### What you should do
Tally the lines below that contain "this". The number is the whole answer.

Extracted data entries
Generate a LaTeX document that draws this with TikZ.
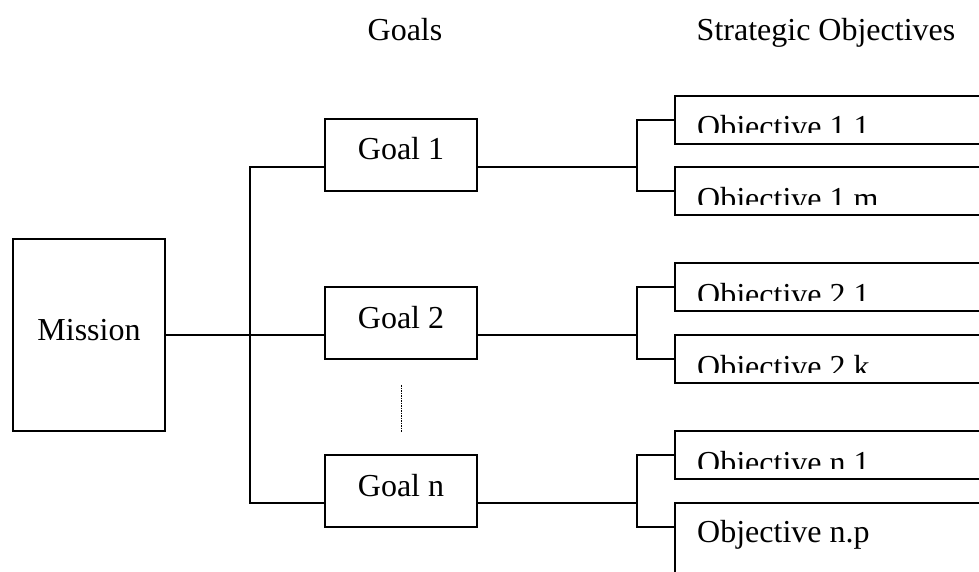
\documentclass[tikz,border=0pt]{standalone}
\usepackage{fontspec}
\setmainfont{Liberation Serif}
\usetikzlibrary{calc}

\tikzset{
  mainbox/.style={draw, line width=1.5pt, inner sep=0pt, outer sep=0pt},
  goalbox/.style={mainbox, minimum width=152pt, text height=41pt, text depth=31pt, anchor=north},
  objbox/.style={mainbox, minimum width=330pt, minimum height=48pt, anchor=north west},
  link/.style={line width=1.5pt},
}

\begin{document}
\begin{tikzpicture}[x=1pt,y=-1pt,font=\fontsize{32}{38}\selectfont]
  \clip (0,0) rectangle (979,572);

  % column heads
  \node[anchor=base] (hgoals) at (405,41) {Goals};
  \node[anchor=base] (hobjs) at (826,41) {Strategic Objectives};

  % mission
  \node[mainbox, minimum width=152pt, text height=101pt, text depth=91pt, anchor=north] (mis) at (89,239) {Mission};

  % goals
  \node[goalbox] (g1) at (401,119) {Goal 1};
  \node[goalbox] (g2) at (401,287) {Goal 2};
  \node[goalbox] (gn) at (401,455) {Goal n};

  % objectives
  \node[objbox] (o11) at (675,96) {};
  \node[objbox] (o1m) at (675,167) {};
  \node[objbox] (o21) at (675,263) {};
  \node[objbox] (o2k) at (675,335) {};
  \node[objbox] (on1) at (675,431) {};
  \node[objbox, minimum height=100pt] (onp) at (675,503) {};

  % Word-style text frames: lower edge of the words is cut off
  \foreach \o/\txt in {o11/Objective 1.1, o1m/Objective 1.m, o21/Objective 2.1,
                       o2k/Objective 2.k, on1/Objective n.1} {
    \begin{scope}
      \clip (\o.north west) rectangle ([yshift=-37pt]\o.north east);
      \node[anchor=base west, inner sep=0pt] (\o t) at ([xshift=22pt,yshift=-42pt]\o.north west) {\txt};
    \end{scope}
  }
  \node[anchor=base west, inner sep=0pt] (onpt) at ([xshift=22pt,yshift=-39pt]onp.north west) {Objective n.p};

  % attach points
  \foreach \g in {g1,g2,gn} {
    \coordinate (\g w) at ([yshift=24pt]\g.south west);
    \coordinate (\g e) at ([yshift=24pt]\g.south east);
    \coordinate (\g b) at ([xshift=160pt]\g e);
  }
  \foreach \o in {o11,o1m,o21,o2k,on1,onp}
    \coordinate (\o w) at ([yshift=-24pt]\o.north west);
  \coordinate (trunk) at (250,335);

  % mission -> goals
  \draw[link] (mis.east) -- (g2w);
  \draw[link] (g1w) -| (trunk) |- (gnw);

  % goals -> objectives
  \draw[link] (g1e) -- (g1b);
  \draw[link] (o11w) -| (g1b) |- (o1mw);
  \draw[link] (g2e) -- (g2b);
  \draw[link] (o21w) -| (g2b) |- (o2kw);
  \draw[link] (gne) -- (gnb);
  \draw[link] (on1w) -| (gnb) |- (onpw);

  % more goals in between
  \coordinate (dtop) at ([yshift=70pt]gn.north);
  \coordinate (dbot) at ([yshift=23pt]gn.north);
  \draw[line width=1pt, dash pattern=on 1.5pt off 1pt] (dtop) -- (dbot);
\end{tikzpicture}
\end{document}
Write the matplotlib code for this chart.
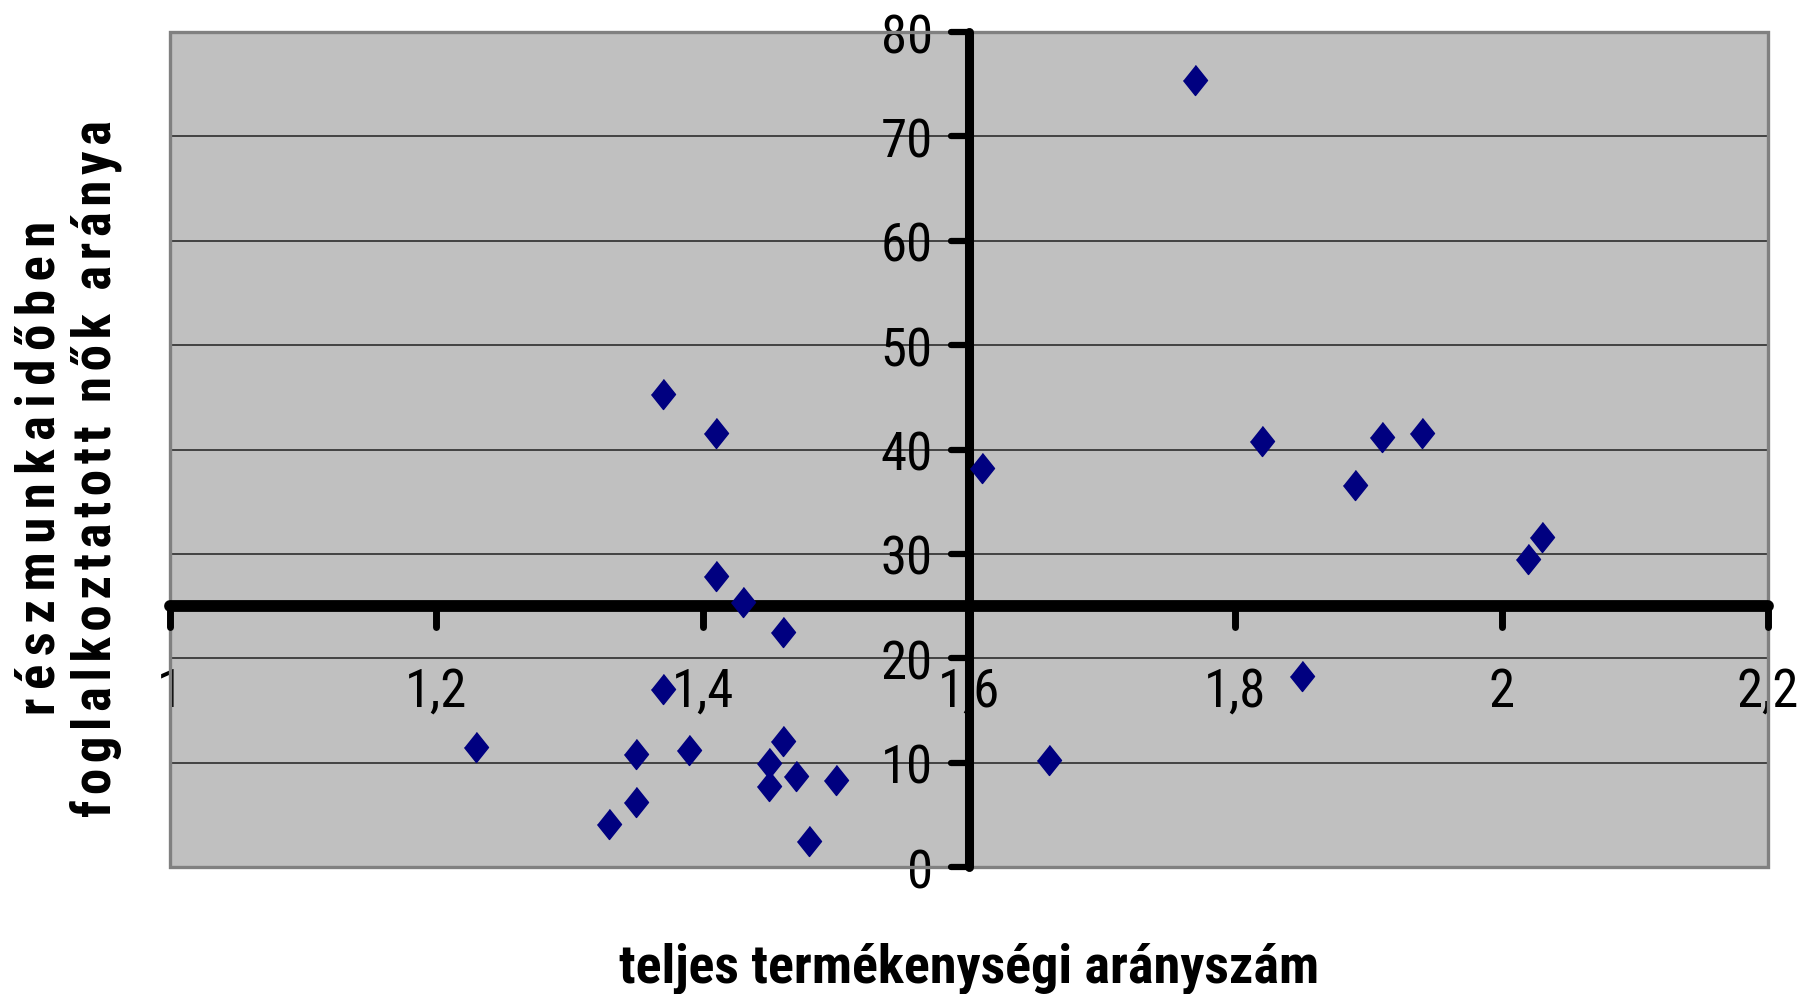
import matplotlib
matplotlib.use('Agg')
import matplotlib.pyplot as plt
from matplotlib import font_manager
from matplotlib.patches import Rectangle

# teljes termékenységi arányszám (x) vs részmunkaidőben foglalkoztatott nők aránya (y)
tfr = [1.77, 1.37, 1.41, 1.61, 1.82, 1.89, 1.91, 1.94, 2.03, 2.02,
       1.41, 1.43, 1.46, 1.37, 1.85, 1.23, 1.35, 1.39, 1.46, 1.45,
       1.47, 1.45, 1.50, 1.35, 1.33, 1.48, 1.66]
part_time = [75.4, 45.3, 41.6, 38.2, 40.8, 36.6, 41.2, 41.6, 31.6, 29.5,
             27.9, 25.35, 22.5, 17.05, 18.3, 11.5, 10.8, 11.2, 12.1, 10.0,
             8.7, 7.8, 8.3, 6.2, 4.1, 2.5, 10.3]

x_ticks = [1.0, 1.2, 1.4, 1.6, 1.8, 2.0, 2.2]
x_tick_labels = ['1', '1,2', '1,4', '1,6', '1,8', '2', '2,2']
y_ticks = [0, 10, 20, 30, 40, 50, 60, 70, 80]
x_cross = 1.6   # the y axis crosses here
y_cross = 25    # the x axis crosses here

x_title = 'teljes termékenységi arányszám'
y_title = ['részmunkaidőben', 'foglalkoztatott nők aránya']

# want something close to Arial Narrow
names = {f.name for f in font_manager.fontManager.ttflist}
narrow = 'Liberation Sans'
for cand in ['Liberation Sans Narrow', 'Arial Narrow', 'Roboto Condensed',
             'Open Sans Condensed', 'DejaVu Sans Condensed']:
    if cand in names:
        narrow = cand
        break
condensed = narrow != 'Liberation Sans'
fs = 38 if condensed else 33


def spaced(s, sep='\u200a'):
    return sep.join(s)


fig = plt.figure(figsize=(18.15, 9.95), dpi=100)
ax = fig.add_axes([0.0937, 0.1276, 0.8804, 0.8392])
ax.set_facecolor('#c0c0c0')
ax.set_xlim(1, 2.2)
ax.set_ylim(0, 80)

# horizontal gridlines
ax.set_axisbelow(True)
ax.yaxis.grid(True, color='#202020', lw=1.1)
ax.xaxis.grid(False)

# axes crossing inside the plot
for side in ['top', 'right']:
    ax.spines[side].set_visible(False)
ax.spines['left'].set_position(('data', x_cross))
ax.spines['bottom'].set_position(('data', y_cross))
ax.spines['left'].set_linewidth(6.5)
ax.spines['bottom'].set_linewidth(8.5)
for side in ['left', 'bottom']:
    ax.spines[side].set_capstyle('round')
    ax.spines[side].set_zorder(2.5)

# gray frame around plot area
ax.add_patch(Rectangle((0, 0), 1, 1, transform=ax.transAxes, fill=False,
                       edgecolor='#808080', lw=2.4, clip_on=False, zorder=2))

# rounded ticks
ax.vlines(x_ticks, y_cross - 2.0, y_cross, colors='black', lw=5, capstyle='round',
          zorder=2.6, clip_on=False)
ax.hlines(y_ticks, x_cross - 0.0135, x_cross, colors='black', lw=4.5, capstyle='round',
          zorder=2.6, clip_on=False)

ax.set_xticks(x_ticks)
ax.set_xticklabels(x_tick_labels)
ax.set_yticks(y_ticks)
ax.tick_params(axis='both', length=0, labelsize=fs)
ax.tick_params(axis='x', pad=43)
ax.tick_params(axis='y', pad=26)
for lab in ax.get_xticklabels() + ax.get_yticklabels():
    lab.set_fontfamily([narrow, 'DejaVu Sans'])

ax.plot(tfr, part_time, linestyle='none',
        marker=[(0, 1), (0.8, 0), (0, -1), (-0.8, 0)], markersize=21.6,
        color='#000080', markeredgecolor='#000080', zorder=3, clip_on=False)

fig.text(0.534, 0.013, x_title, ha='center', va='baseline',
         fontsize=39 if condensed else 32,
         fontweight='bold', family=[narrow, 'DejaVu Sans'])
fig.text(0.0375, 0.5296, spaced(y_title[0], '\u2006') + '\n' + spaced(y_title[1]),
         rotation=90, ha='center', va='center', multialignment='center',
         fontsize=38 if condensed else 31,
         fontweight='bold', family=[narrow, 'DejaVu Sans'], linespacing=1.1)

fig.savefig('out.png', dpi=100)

### Task output
2